» Do this: Pictures in the entries below are to be left out; otherwise, reproduce exactly the lines from the first through the line containing "0.20, 0.22, 0.24];".

^^^^^^^^

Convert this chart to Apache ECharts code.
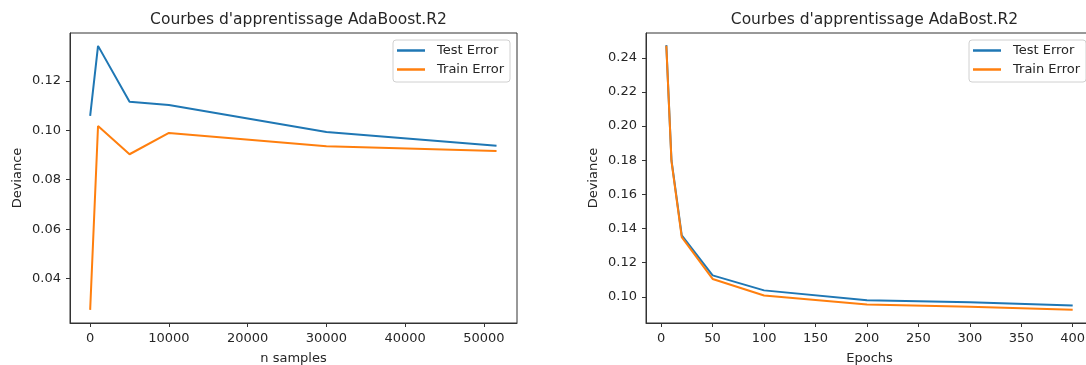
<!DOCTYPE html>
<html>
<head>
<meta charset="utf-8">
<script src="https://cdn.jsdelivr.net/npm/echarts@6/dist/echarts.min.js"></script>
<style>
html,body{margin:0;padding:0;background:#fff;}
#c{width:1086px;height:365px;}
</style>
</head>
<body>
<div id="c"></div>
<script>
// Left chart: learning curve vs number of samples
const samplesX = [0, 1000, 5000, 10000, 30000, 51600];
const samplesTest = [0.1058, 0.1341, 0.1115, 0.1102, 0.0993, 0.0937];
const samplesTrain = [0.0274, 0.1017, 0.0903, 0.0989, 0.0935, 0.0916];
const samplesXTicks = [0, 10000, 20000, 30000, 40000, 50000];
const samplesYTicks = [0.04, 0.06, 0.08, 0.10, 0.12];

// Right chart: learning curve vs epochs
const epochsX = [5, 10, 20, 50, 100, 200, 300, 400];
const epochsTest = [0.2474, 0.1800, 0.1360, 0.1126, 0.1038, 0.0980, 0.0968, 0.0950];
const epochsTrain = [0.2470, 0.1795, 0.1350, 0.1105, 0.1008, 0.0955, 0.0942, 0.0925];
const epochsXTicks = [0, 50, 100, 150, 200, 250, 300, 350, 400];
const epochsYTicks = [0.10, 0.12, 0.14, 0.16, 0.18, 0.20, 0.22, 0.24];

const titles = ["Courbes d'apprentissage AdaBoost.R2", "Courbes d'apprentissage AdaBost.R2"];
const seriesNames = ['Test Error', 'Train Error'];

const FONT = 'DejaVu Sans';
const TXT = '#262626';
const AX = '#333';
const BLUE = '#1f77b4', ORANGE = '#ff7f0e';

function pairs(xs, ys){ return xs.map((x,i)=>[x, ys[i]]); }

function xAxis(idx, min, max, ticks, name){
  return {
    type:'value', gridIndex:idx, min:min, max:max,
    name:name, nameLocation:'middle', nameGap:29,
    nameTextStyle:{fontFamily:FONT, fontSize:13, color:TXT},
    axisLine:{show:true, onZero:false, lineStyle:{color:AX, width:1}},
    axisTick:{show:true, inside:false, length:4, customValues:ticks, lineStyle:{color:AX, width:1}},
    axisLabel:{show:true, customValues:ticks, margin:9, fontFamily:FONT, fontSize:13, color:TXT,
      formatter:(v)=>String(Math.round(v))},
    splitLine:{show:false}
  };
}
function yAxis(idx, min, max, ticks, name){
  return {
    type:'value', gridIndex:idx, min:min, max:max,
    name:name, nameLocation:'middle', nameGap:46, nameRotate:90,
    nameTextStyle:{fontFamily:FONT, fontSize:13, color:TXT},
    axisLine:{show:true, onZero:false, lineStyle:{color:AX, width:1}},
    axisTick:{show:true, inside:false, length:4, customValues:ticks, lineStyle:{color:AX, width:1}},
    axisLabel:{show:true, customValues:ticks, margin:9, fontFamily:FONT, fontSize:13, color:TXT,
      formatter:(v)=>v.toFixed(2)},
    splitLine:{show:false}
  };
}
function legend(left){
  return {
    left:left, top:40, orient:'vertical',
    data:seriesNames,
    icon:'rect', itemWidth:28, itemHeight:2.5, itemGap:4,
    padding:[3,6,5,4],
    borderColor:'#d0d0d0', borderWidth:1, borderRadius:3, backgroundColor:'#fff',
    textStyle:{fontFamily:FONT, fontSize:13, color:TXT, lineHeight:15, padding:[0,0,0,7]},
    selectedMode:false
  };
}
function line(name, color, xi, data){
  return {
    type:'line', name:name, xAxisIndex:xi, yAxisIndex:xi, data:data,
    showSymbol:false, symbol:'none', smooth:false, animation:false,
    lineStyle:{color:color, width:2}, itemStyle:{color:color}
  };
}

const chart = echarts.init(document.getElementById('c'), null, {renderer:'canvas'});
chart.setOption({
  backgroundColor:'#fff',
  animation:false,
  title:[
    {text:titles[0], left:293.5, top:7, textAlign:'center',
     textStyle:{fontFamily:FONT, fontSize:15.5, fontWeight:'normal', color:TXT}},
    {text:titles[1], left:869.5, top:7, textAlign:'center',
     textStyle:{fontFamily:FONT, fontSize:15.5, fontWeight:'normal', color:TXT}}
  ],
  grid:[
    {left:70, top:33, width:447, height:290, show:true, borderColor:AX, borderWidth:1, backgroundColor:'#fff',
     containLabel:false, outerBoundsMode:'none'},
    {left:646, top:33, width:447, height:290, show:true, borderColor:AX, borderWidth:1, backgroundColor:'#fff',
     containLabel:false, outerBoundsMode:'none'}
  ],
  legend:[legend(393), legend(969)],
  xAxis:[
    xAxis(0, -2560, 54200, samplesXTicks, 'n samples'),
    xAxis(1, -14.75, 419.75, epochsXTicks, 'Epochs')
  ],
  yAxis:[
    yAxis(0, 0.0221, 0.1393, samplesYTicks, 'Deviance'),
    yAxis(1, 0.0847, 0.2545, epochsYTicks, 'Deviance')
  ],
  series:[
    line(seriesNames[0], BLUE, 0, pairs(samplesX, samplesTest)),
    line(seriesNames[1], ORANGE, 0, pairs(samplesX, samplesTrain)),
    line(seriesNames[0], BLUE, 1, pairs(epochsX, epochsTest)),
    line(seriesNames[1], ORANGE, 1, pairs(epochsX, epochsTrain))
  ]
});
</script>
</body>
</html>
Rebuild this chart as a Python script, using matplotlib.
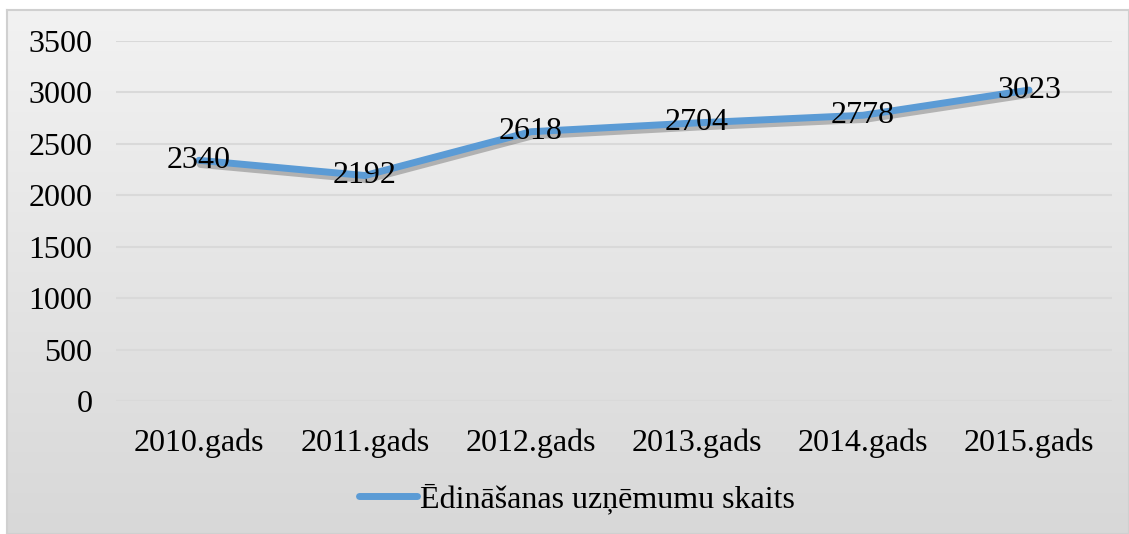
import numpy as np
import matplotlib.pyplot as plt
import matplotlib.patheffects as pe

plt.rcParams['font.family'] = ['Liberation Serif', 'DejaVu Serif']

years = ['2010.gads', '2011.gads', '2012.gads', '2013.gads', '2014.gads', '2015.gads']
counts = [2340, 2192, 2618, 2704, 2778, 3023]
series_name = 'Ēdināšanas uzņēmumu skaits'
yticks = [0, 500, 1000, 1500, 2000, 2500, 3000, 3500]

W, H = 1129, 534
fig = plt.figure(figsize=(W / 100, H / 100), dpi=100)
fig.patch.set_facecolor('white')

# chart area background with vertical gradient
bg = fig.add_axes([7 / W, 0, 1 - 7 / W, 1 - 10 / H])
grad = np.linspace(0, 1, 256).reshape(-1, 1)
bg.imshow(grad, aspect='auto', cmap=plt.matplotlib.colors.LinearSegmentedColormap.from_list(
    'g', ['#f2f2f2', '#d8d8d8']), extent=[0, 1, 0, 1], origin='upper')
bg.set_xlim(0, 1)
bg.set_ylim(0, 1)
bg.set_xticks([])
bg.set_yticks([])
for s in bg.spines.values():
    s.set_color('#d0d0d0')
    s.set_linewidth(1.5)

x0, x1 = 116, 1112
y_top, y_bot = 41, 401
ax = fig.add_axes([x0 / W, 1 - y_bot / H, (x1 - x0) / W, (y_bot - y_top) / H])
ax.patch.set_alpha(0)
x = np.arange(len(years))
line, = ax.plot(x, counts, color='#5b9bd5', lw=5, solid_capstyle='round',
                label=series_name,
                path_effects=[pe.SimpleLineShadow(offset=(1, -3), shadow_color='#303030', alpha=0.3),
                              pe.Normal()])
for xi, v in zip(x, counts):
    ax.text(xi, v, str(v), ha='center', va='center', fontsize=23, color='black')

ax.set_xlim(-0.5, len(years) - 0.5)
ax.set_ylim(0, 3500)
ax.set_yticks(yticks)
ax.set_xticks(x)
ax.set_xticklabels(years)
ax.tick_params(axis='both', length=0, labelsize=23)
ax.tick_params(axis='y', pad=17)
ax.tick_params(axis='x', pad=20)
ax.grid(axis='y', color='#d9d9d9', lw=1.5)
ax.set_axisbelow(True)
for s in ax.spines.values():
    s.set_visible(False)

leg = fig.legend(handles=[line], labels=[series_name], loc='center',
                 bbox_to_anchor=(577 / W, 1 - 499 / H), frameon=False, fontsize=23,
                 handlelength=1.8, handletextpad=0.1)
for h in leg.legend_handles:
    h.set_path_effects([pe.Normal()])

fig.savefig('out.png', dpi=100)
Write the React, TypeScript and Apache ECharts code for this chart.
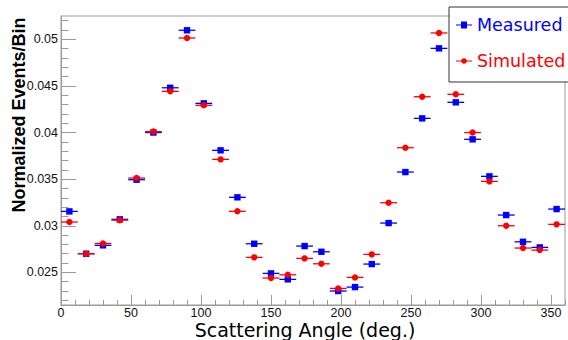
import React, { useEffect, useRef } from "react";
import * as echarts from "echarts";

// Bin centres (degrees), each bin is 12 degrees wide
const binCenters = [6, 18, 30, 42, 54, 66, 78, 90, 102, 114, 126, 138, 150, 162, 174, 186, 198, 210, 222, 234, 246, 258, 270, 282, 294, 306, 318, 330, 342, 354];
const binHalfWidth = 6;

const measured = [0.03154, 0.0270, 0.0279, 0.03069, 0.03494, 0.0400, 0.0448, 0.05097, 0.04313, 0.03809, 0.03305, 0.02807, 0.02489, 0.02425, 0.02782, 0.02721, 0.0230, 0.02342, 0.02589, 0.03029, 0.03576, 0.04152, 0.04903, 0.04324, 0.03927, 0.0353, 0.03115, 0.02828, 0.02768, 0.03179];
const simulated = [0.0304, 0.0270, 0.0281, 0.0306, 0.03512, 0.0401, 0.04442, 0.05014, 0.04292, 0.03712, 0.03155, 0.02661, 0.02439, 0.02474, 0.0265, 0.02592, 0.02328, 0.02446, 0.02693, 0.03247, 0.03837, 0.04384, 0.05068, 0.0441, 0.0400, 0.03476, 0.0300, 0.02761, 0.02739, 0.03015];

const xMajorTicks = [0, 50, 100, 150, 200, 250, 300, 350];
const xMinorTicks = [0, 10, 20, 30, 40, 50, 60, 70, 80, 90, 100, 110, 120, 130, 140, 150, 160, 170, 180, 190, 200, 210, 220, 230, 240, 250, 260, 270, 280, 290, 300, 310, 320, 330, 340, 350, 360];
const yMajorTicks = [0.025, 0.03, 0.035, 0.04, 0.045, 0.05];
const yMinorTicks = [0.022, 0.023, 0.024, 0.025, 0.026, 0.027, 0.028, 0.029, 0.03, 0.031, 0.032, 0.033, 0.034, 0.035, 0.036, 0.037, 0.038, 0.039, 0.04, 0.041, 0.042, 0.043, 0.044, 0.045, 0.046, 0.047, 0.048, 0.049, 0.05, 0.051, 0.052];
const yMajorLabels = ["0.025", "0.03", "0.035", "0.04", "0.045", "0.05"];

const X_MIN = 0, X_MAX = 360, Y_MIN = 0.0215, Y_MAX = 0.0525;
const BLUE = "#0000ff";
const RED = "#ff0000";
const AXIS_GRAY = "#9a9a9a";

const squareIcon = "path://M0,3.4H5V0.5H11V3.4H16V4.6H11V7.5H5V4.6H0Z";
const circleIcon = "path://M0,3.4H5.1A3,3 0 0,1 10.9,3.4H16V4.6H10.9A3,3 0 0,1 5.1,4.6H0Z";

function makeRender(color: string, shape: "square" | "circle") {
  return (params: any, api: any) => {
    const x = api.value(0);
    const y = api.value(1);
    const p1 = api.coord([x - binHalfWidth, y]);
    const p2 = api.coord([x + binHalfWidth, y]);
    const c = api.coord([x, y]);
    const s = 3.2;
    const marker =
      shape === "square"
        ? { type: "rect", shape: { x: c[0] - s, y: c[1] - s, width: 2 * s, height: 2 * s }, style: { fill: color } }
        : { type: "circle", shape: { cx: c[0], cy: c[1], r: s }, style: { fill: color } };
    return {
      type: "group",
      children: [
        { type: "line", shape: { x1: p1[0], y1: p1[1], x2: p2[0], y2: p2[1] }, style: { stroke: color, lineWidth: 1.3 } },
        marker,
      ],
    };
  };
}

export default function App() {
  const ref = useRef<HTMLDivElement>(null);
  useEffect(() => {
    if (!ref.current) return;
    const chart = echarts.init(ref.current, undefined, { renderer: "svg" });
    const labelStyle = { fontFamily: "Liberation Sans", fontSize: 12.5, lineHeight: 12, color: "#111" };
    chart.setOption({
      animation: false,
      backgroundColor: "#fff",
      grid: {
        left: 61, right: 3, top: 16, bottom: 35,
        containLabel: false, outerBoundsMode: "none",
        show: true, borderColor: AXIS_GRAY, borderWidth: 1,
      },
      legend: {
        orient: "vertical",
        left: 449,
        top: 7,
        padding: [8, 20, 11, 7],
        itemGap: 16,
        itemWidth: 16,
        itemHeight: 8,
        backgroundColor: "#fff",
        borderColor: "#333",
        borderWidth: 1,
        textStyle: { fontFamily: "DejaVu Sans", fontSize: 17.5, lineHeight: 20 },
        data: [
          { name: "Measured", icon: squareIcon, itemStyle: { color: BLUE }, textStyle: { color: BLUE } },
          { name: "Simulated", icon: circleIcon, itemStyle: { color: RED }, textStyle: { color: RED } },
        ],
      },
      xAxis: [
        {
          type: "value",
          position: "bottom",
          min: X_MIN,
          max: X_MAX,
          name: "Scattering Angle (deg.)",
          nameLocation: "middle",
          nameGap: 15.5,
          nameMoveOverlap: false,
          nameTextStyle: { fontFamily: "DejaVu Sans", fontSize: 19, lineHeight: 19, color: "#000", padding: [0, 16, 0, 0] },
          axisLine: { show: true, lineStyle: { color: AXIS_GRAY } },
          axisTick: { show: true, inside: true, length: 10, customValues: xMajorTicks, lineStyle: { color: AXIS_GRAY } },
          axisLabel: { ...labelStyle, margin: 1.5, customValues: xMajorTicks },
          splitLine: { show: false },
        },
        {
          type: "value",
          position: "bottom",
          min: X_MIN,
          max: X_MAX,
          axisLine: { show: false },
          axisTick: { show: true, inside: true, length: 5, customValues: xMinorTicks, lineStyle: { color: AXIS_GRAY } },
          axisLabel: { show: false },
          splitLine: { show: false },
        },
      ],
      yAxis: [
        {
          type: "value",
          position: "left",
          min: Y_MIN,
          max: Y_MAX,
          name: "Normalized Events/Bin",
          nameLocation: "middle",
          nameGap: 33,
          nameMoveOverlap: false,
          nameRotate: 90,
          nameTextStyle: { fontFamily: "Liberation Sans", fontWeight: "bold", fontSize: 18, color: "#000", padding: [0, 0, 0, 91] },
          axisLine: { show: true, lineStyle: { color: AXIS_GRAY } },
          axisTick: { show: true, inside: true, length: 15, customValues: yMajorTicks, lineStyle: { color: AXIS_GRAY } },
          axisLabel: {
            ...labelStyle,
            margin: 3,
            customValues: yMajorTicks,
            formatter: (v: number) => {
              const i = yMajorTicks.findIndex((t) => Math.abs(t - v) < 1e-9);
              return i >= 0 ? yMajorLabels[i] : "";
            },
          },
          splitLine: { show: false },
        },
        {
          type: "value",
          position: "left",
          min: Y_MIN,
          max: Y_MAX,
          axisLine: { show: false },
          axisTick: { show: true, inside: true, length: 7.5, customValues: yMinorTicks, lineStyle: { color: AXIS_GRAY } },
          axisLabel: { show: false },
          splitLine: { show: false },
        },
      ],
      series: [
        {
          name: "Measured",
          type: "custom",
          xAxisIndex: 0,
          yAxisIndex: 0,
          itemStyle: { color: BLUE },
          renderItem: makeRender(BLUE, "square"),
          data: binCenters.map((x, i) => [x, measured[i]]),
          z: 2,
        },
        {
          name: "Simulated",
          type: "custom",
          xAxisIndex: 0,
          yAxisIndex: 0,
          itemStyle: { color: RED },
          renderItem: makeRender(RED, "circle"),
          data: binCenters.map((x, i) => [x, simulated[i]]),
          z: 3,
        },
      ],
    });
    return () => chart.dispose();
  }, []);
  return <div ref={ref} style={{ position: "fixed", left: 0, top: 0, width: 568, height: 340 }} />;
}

^^^^^^^^

» Solution to this exercise:
Convert this chart to Apache ECharts code.
<!DOCTYPE html>
<html>
<head>
<meta charset="utf-8">
<script src="https://cdn.jsdelivr.net/npm/echarts@6/dist/echarts.min.js"></script>
<style>
html,body{margin:0;padding:0;background:#fff;}
#c{width:1086px;height:365px;}
</style>
</head>
<body>
<div id="c"></div>
<script>
// Left chart: learning curve vs number of samples
const samplesX = [0, 1000, 5000, 10000, 30000, 51600];
const samplesTest = [0.1058, 0.1341, 0.1115, 0.1102, 0.0993, 0.0937];
const samplesTrain = [0.0274, 0.1017, 0.0903, 0.0989, 0.0935, 0.0916];
const samplesXTicks = [0, 10000, 20000, 30000, 40000, 50000];
const samplesYTicks = [0.04, 0.06, 0.08, 0.10, 0.12];

// Right chart: learning curve vs epochs
const epochsX = [5, 10, 20, 50, 100, 200, 300, 400];
const epochsTest = [0.2474, 0.1800, 0.1360, 0.1126, 0.1038, 0.0980, 0.0968, 0.0950];
const epochsTrain = [0.2470, 0.1795, 0.1350, 0.1105, 0.1008, 0.0955, 0.0942, 0.0925];
const epochsXTicks = [0, 50, 100, 150, 200, 250, 300, 350, 400];
const epochsYTicks = [0.10, 0.12, 0.14, 0.16, 0.18, 0.20, 0.22, 0.24];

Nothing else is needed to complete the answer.